Seasonality of Dissolved Organic Carbon Exchange Across the Strait of Gibraltar

Álvarez-Salgado, X. A., Otero, J., Flecha, S., & Huertas, I. E. (2020). Seasonality of Dissolved Organic Carbon Exchange Across the Strait of Gibraltar. Geophysical Research Letters, 47(18), e2020GL089601. https://doi.org/10.1029/2020GL089601

Summary:

The Mediterranean Sea is a semi enclosed basin connected with the Atlantic Ocean through the Strait of Gibraltar. At this hot spot of ocean circulation, about 0.8 Sv (1 Sv = 106 m3 s−1) of dissolved organic carbon (DOC) rich Atlantic Surface Water enters the Mediterranean Sea and the same volume of DOC poor Mediterranean Overflow Water flows oppositely to the Atlantic Ocean.
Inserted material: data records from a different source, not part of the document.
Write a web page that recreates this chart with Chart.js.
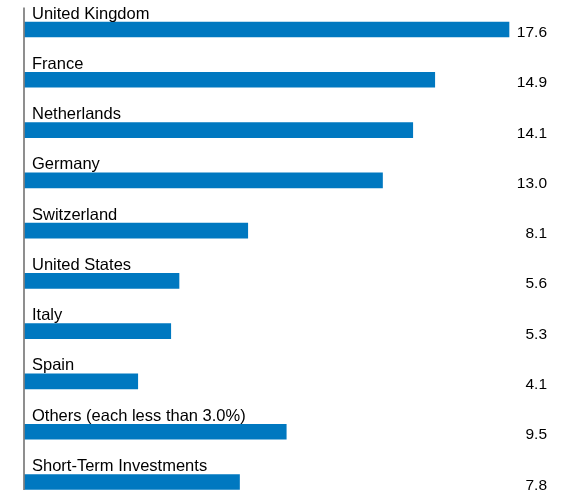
<!DOCTYPE html>
<html>
<head>
<meta charset="utf-8">
<script src="https://cdn.jsdelivr.net/npm/chart.js@4.4.1/dist/chart.umd.min.js"></script>
<style>
  html, body { margin: 0; padding: 0; background: #fff; }
  #wrap { width: 573px; height: 496px; position: relative; }
</style>
</head>
<body>
<div id="wrap"><canvas id="grafica"></canvas></div>
<script>
// datos
const paises = ['United Kingdom', 'France', 'Netherlands', 'Germany', 'Switzerland',
  'United States', 'Italy', 'Spain', 'Others (each less than 3.0%)', 'Short-Term Investments'];
const porcentajes = [17.6, 14.9, 14.1, 13.0, 8.1, 5.6, 5.3, 4.1, 9.5, 7.8];
const etiquetasValor = ['17.6', '14.9', '14.1', '13.0', '8.1', '5.6', '5.3', '4.1', '9.5', '7.8'];

const fuente = '"Liberation Sans", Arial, sans-serif';

// dibuja nombres arriba de la barra, valores a la derecha y la linea del eje
const textos = {
  id: 'textos',
  afterDatasetsDraw(chart) {
    const ctx = chart.ctx;
    const area = chart.chartArea;
    const meta = chart.getDatasetMeta(0);
    ctx.save();
    ctx.fillStyle = '#000';
    meta.data.forEach((bar, i) => {
      ctx.font = '16.5px ' + fuente;
      ctx.textAlign = 'left';
      ctx.textBaseline = 'alphabetic';
      ctx.fillText(paises[i], area.left + 7, bar.y - 11);
      ctx.font = '15.5px ' + fuente;
      ctx.textAlign = 'right';
      ctx.fillText(etiquetasValor[i], 547, bar.y + 7.5);
    });
    const primero = meta.data[0].y;
    const ultimo = meta.data[meta.data.length - 1].y;
    ctx.strokeStyle = '#444';
    ctx.lineWidth = 1.2;
    ctx.beginPath();
    ctx.moveTo(area.left - 1, primero - 22);
    ctx.lineTo(area.left - 1, ultimo + 8);
    ctx.stroke();
    ctx.restore();
  }
};

new Chart(document.getElementById('grafica'), {
  type: 'bar',
  data: {
    labels: paises,
    datasets: [{
      data: porcentajes,
      backgroundColor: '#0078C0',
      barThickness: 15,
      clip: false
    }]
  },
  options: {
    indexAxis: 'y',
    responsive: true,
    maintainAspectRatio: false,
    animation: false,
    layout: { padding: { left: 25, right: 53, top: 29.5, bottom: 14 } },
    scales: {
      x: { display: false, min: 0, max: 18 },
      y: { display: false, offset: false }
    },
    plugins: {
      legend: { display: false },
      tooltip: { enabled: false }
    }
  },
  plugins: [textos]
});
</script>
</body>
</html>
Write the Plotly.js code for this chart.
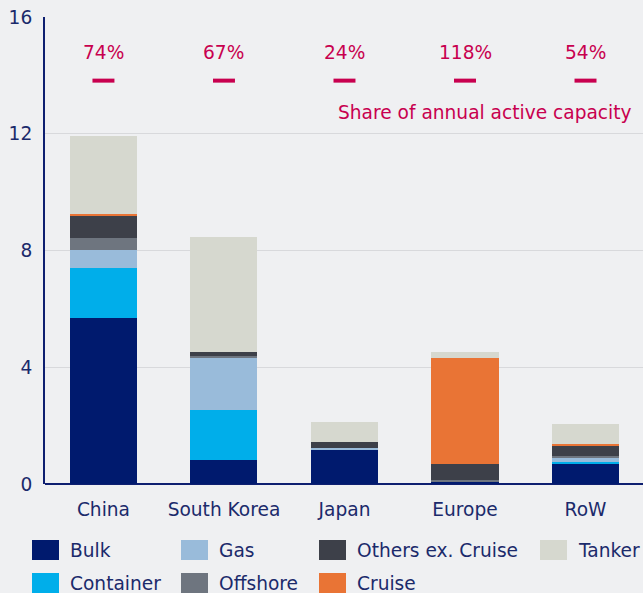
<!DOCTYPE html>
<html>
<head>
<meta charset="utf-8">
<script src="https://cdn.plot.ly/plotly-3.0.1.min.js"></script>
<style>
  html, body { margin: 0; padding: 0; background: #EFF0F2; }
  #chart { width: 643px; height: 593px; }
</style>
</head>
<body>
<div id="chart"></div>
<script>
// ---- Data ----
const categories = ['China', 'South Korea', 'Japan', 'Europe', 'RoW'];
const bulk           = [5.68, 0.82, 1.16, 0.07, 0.69];
const container      = [1.71, 1.71, 0.00, 0.00, 0.07];
const gas            = [0.62, 1.78, 0.07, 0.00, 0.14];
const offshore       = [0.41, 0.07, 0.00, 0.07, 0.07];
const othersExCruise = [0.75, 0.14, 0.21, 0.55, 0.34];
const cruise         = [0.07, 0.00, 0.00, 3.62, 0.07];
const tanker         = [2.70, 3.93, 0.68, 0.21, 0.68];
const shareLabels    = ['74%', '67%', '24%', '118%', '54%'];
const shareLevel     = 13.82;   // y level of the share markers
const shareCaption   = 'Share of annual active capacity';
const yTicks         = [0, 4, 8, 12, 16];

// ---- Styles ----
const FONT = 'DejaVu Sans, Verdana, sans-serif';
const FS = 18.6;
const NAVY_TEXT = '#1B2A6B';
const PINK = '#C8004F';
const series = [
  { name: 'Bulk',              values: bulk,           color: '#001A6E' },
  { name: 'Container',         values: container,      color: '#00AEEA' },
  { name: 'Gas',               values: gas,            color: '#99BBDA' },
  { name: 'Offshore',          values: offshore,       color: '#6E757F' },
  { name: 'Others ex. Cruise', values: othersExCruise, color: '#3D4049' },
  { name: 'Cruise',            values: cruise,         color: '#E97435' },
  { name: 'Tanker',            values: tanker,         color: '#D6D8CF' }
];

const traces = series.map(s => ({
  type: 'bar',
  name: s.name,
  x: categories,
  y: s.values,
  marker: { color: s.color, line: { width: 0 } },
  showlegend: false,
  hoverinfo: 'skip'
}));

traces.push({
  type: 'scatter',
  mode: 'markers',
  x: categories,
  y: categories.map(() => shareLevel),
  marker: { symbol: 'line-ew', size: 15.7, color: PINK, line: { color: PINK, width: 4 } },
  showlegend: false,
  hoverinfo: 'skip',
  cliponaxis: false
});

// plot area geometry (pixels) for paper conversion
const M = { l: 45, r: 0, t: 17, b: 109 };
const W = 643, H = 593;
const PW = W - M.l - M.r, PH = H - M.t - M.b;
const px = X => (X - M.l) / PW;
const py = Y => (H - M.b - Y) / PH;

const annotations = shareLabels.map((t, i) => ({
  x: categories[i], y: shareLevel, xref: 'x', yref: 'y',
  text: t, showarrow: false, yshift: 28,
  xanchor: 'center', yanchor: 'middle',
  font: { family: FONT, size: FS, color: PINK }
}));
annotations.push({
  x: px(634), y: 12.74, xref: 'paper', yref: 'y',
  text: shareCaption, showarrow: false,
  xanchor: 'right', yanchor: 'middle',
  font: { family: FONT, size: FS, color: PINK }
});

// custom legend (columns as in the reference)
const legendLayout = [
  { name: 'Bulk', col: 0, row: 0 },
  { name: 'Container', col: 0, row: 1 },
  { name: 'Gas', col: 1, row: 0 },
  { name: 'Offshore', col: 1, row: 1 },
  { name: 'Others ex. Cruise', col: 2, row: 0 },
  { name: 'Cruise', col: 2, row: 1 },
  { name: 'Tanker', col: 3, row: 0 }
];
const colX = [32, 181, 319, 540];
const rowY = [540, 573];
const shapes = [];
legendLayout.forEach(item => {
  const s = series.find(d => d.name === item.name);
  const x0 = colX[item.col], y0 = rowY[item.row];
  shapes.push({
    type: 'rect', xref: 'paper', yref: 'paper',
    x0: px(x0), x1: px(x0 + 27), y0: py(y0), y1: py(y0 + 20),
    fillcolor: s.color, line: { width: 0 }, layer: 'above'
  });
  annotations.push({
    x: px(x0 + 36), y: py(y0 + 10.5), xref: 'paper', yref: 'paper',
    text: s.name, showarrow: false, xanchor: 'left', yanchor: 'middle',
    font: { family: FONT, size: FS, color: NAVY_TEXT }
  });
});

const layout = {
  width: W, height: H,
  margin: M,
  paper_bgcolor: '#EFF0F2',
  plot_bgcolor: '#EFF0F2',
  barmode: 'stack',
  bargap: 0.444,
  showlegend: false,
  hovermode: false,
  font: { family: FONT, size: FS, color: NAVY_TEXT },
  xaxis: {
    type: 'category',
    range: [-0.485, 4.477],
    showgrid: false,
    showline: false,
    zeroline: false,
    ticks: '',
    ticklabelstandoff: 12,
    tickfont: { family: FONT, size: FS, color: NAVY_TEXT },
    fixedrange: true
  },
  yaxis: {
    range: [0, 16],
    tickvals: yTicks,
    ticktext: yTicks.map(String),
    showgrid: true,
    gridcolor: '#D8D9DC',
    gridwidth: 1,
    showline: true,
    linecolor: '#0E1F70',
    linewidth: 2,
    zeroline: true,
    zerolinecolor: '#0E1F70',
    zerolinewidth: 2,
    ticks: '',
    ticklabelstandoff: 7,
    tickfont: { family: FONT, size: FS, color: NAVY_TEXT },
    fixedrange: true
  },
  annotations: annotations,
  shapes: shapes
};

Plotly.newPlot('chart', traces, layout, { displayModeBar: false, staticPlot: true });
</script>
</body>
</html>
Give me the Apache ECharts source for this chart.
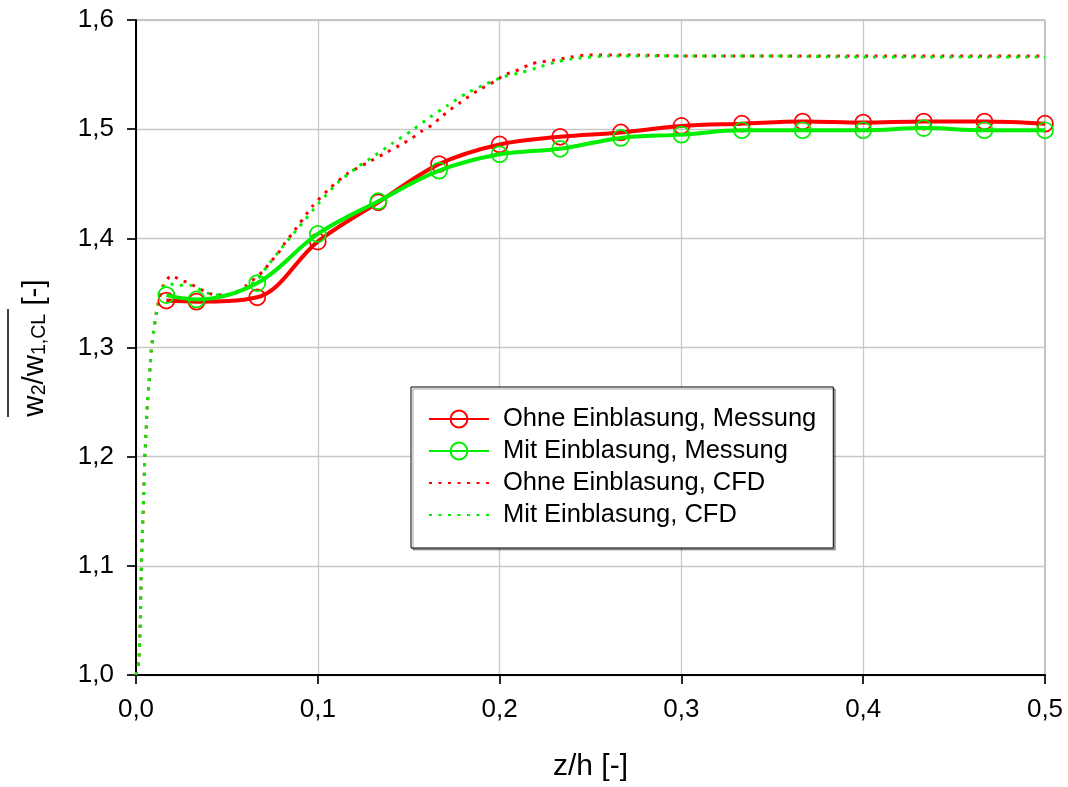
<!DOCTYPE html>
<html>
<head>
<meta charset="utf-8">
<script src="https://cdn.jsdelivr.net/npm/echarts@6/dist/echarts.min.js"></script>
<style>
html,body{margin:0;padding:0;background:#ffffff;}
#chart{width:1068px;height:787px;}
</style>
</head>
<body>
<div id="chart"></div>
<script>
// ---- data ----
const seriesNames = ['Ohne Einblasung, Messung', 'Mit Einblasung, Messung', 'Ohne Einblasung, CFD', 'Mit Einblasung, CFD'];
const xTickValues = [0, 0.1, 0.2, 0.3, 0.4, 0.5];
const yTickValues = [1.0, 1.1, 1.2, 1.3, 1.4, 1.5, 1.6];

// measurement positions z/h
const zMess = [0.0167, 0.0333, 0.0667, 0.1, 0.1333, 0.1667, 0.2, 0.2333, 0.2667, 0.3, 0.3333, 0.3667, 0.4, 0.4333, 0.4667, 0.5];
const vOhneMess = [1.343, 1.342, 1.346, 1.397, 1.433, 1.468, 1.486, 1.493, 1.497, 1.503, 1.505, 1.507, 1.506, 1.507, 1.507, 1.505];
const vMitMess  = [1.348, 1.344, 1.359, 1.404, 1.434, 1.462, 1.477, 1.482, 1.492, 1.495, 1.499, 1.499, 1.499, 1.501, 1.499, 1.499];

// CFD profiles
const zOhneCfd = [0, 0.0015, 0.0020, 0.0024, 0.0029, 0.0035, 0.0042, 0.0048, 0.0055, 0.0062, 0.0070, 0.0077, 0.0084, 0.0097, 0.0112, 0.0123, 0.0150, 0.0195, 0.0242, 0.0290, 0.0396, 0.0446, 0.0500, 0.0556, 0.0600, 0.0700, 0.0737, 0.0776, 0.0820, 0.0858, 0.0968, 0.1067, 0.1160, 0.1270, 0.1370, 0.1470, 0.1520, 0.1570, 0.1630, 0.1670, 0.1730, 0.1780, 0.1830, 0.1876, 0.1975, 0.2030, 0.2085, 0.2180, 0.2290, 0.2390, 0.2490, 0.2700, 0.3000, 0.3500, 0.4000, 0.4500, 0.5000];
const vOhneCfd = [1.000, 1.012, 1.030, 1.053, 1.095, 1.129, 1.163, 1.197, 1.222, 1.247, 1.264, 1.281, 1.298, 1.315, 1.332, 1.341, 1.357, 1.366, 1.362, 1.359, 1.350, 1.348, 1.348, 1.351, 1.356, 1.370, 1.378, 1.385, 1.396, 1.404, 1.429, 1.446, 1.459, 1.469, 1.478, 1.487, 1.492, 1.498, 1.504, 1.510, 1.518, 1.524, 1.530, 1.535, 1.544, 1.550, 1.553, 1.560, 1.563, 1.566, 1.568, 1.568, 1.567, 1.567, 1.567, 1.567, 1.567];

const zMitCfd = [0, 0.0015, 0.0020, 0.0024, 0.0029, 0.0035, 0.0042, 0.0048, 0.0055, 0.0062, 0.0070, 0.0077, 0.0084, 0.0097, 0.0112, 0.0123, 0.0150, 0.0170, 0.0225, 0.0297, 0.0340, 0.0390, 0.0457, 0.0517, 0.0570, 0.0666, 0.0720, 0.0800, 0.0840, 0.0880, 0.1010, 0.1110, 0.1216, 0.1315, 0.1410, 0.1520, 0.1617, 0.1716, 0.1820, 0.1920, 0.2020, 0.2123, 0.2220, 0.2320, 0.2426, 0.2600, 0.3000, 0.3500, 0.4000, 0.4500, 0.5000];
const vMitCfd = [1.000, 1.012, 1.030, 1.053, 1.095, 1.129, 1.163, 1.197, 1.222, 1.247, 1.264, 1.281, 1.298, 1.315, 1.332, 1.341, 1.355, 1.359, 1.357, 1.357, 1.354, 1.350, 1.348, 1.349, 1.351, 1.362, 1.374, 1.391, 1.399, 1.407, 1.433, 1.451, 1.465, 1.476, 1.487, 1.499, 1.511, 1.522, 1.533, 1.541, 1.548, 1.552, 1.557, 1.562, 1.565, 1.567, 1.567, 1.567, 1.566, 1.566, 1.566];

// ---- chart ----
const FONT = '"Liberation Sans", Arial, sans-serif';
const pairs = (xs, ys) => xs.map((x, i) => [x, ys[i]]);
const fmt = v => v.toFixed(1).replace('.', ',');

const chart = echarts.init(document.getElementById('chart'), null, {renderer: 'canvas'});

const axisCommon = {
  type: 'value',
  axisLine: {show: true, onZero: false, lineStyle: {color: '#000', width: 2}},
  axisTick: {show: true, inside: false, length: 9, lineStyle: {color: '#000', width: 1.7}},
  axisLabel: {color: '#000', fontSize: 26, fontFamily: FONT, margin: 22, formatter: fmt},
  splitLine: {show: true, lineStyle: {color: '#c8c8c8', width: 1.3}}
};

const option = {
  animation: false,
  backgroundColor: '#ffffff',
  textStyle: {fontFamily: FONT},
  grid: {left: 136, right: 23, top: 20, bottom: 112, show: true, borderColor: '#808080', borderWidth: 1, backgroundColor: 'transparent'},
  xAxis: Object.assign({}, axisCommon, {
    min: xTickValues[0], max: xTickValues[xTickValues.length - 1], interval: 0.1,
    name: 'z/h [-]', nameLocation: 'middle', nameGap: 77,
    nameTextStyle: {color: '#000', fontSize: 30, fontFamily: FONT}
  }),
  yAxis: Object.assign({}, axisCommon, {
    min: yTickValues[0], max: yTickValues[yTickValues.length - 1], interval: 0.1
  }),
  legend: {
    data: seriesNames,
    orient: 'vertical',
    left: 411, top: 387,
    backgroundColor: '#ffffff',
    borderColor: '#000', borderWidth: 1,
    shadowColor: 'rgba(0,0,0,0.35)', shadowOffsetX: 2, shadowOffsetY: 2, shadowBlur: 0,
    padding: [19, 17, 20, 17],
    itemGap: 6, itemWidth: 60, itemHeight: 21,
    textStyle: {color: '#000', fontSize: 25.5, fontFamily: FONT, lineHeight: 26, padding: [0, 0, 0, 9]},
    selectedMode: false
  },
  graphic: [
    {
      type: 'text', x: 33, y: 348, rotation: Math.PI / 2, silent: true,
      style: {
        text: '{m|w}{s|2}{m|/w}{s|1,CL}{m| [-]}',
        align: 'center', verticalAlign: 'middle',
        rich: {
          m: {fontSize: 29.5, fontFamily: FONT, fill: '#000', lineHeight: 34, verticalAlign: 'bottom'},
          s: {fontSize: 19.5, fontFamily: FONT, fill: '#000', lineHeight: 19, verticalAlign: 'bottom'}
        }
      }
    },
    {
      type: 'line', silent: true,
      shape: {x1: 8, y1: 309, x2: 8, y2: 417},
      style: {stroke: '#000', lineWidth: 1.5}
    }
  ],
  series: [
    {
      name: seriesNames[0], type: 'line', z: 4,
      data: pairs(zMess, vOhneMess),
      smooth: 0.35, symbol: 'circle', symbolSize: 16, showAllSymbol: true,
      lineStyle: {color: '#ff0000', width: 4},
      itemStyle: {color: 'rgba(255,255,255,0)', borderColor: '#ff0000', borderWidth: 1.7},
      emphasis: {disabled: true}
    },
    {
      name: seriesNames[1], type: 'line', z: 5,
      data: pairs(zMess, vMitMess),
      smooth: 0.35, symbol: 'circle', symbolSize: 16, showAllSymbol: true,
      lineStyle: {color: '#00ee00', width: 4},
      itemStyle: {color: 'rgba(255,255,255,0)', borderColor: '#00ee00', borderWidth: 1.7},
      emphasis: {disabled: true}
    },
    {
      name: seriesNames[2], type: 'line', z: 2,
      data: pairs(zOhneCfd, vOhneCfd),
      smooth: 0.2, symbol: 'none',
      lineStyle: {color: '#ff0000', width: 3, type: [3, 6.5]},
      itemStyle: {color: 'rgba(0,0,0,0)', borderWidth: 0},
      emphasis: {disabled: true}
    },
    {
      name: seriesNames[3], type: 'line', z: 3,
      data: pairs(zMitCfd, vMitCfd),
      smooth: 0.2, symbol: 'none',
      lineStyle: {color: '#00ee00', width: 3, type: [3, 6.5]},
      itemStyle: {color: 'rgba(0,0,0,0)', borderWidth: 0},
      emphasis: {disabled: true}
    }
  ]
};
chart.setOption(option);
</script>
</body>
</html>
Both DOC concentrations and water flows are not stationary but vary seasonally. Differences in the amplitude and timing of those seasonal cycles produce a marked bimodal variation in the net DOC flux of Atlantic water that enters the Mediterranean Sea, with minima in late June and late October and maxima in mid‐April and late August. This pattern has been observed for the first time and allowed the authors to better constrain this organic carbon flux, which represents about half of the total input of DOC in the Mediterranean Sea and supports about one third of its net organic carbon demand.